The exhibition was designed by celebrated interior designer Ab Rogers and curated by Jim Rokos, both of whom are dyslexic. “Dyslexia actually helps me as a designer,” says Rogers. “It allows me to see things in three-dimensions and remember colours, conversations, tastes and smells with real accuracy.”

“It is my belief that I am able to design the way I do because of my dyslexia and not despite it,” says Rokos. “I also firmly believe that other dyslexic designers have idiosyncratic styles because of their dyslexia.”

It was a sentiment echoed by many of the designers involved, whose work covered everything from fashion, jewellery and fine art to home accessories and lighting.

“Dyslexia is part of who I am and allows one to stand out in the crowd with a unique way of seeing the world,” says designer and artist Bethan Laura Wood, who exhibited a piece from her acclaimed Moon Rock series. “I make my living sharing and seeing the world through colour and patterns extracted from the things that surround me. I can see all the big questions in the small things and the minute detail in the big.”

Many of the objects challenged conventional typologies, such as jewellery designer Sari Rathel’s Fingertip rings that adorn the top of the finger. “Working creatively has always been the most natural way for me to function,” she says.

Most designers talked of how dyslexia changed the way they perceived the world, such as lighting and furniture designer Tom Raffield, who showcased his elegantly chaotic No. 1 Pendant. “I’ve always felt I’ve seen the world a little differently from the rest,” he says. “I soon discovered that being different can actually be very empowering.” Rohan Chhabra’s exhibited project, Embodying Ethics: Endangered, is a series of hunting jackets that take the form of animals under threat, encouraging viewers to see the world as he does.

Some spoke of how their craft allowed them to express themselves in ways that dyslexia made difficult. “Free embroidery on a sewing machine is like reverse drawing, moving the base not the tool,” says embroidery artist Tina Crawford. “I find embroidering words easier than writing them.”

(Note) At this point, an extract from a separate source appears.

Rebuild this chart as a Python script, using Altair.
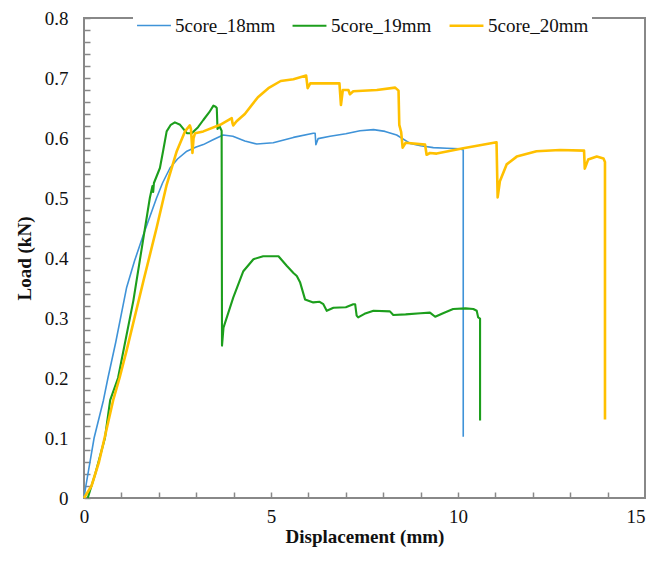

Others talked of some of the challenges that come with having dyslexia. “I want to do everything,” says Icelandic-born artist Kristjana S Williams, whose Markets Royal was exhibited as an example of her mind-bogglingly intricate work. “I get excited so it becomes overwhelming. I think this thirst has held me back as much as it has pushed me forward.”

Dyslexic Design was housed in one of eight red houses that were temporarily erected in Granary Square Kings Cross for LDF. The Director of the British Dyslexia Foundation, Fay Dutton, was available throughout the exhibition to speak with visitors about dyslexia.

“I am delighted designjuntion shares my vision and desire to remove the unwanted and unwarranted stigma sometimes associated with dyslexia and, in doing so, change perceptions of it,” says Deborah Spencer, Managing Director of designjunction. “We believe dyslexia is something that drives and inspires creative thought and design.”

This year marks the first time designjunction has been held at Granary Square. Other highlights from the exhibition included a studio Candice Lau leathercraft workshop, a pop-up luxury retail concept, and an immersive interactive installation by design studio four23.

Running alongside designjunction – in a spectacular 70-metre-long structure by Danish designer Peter J. Lassen in Cubitt House – is lightjunction, an exhibition showcasing hundreds of leading lighting brands.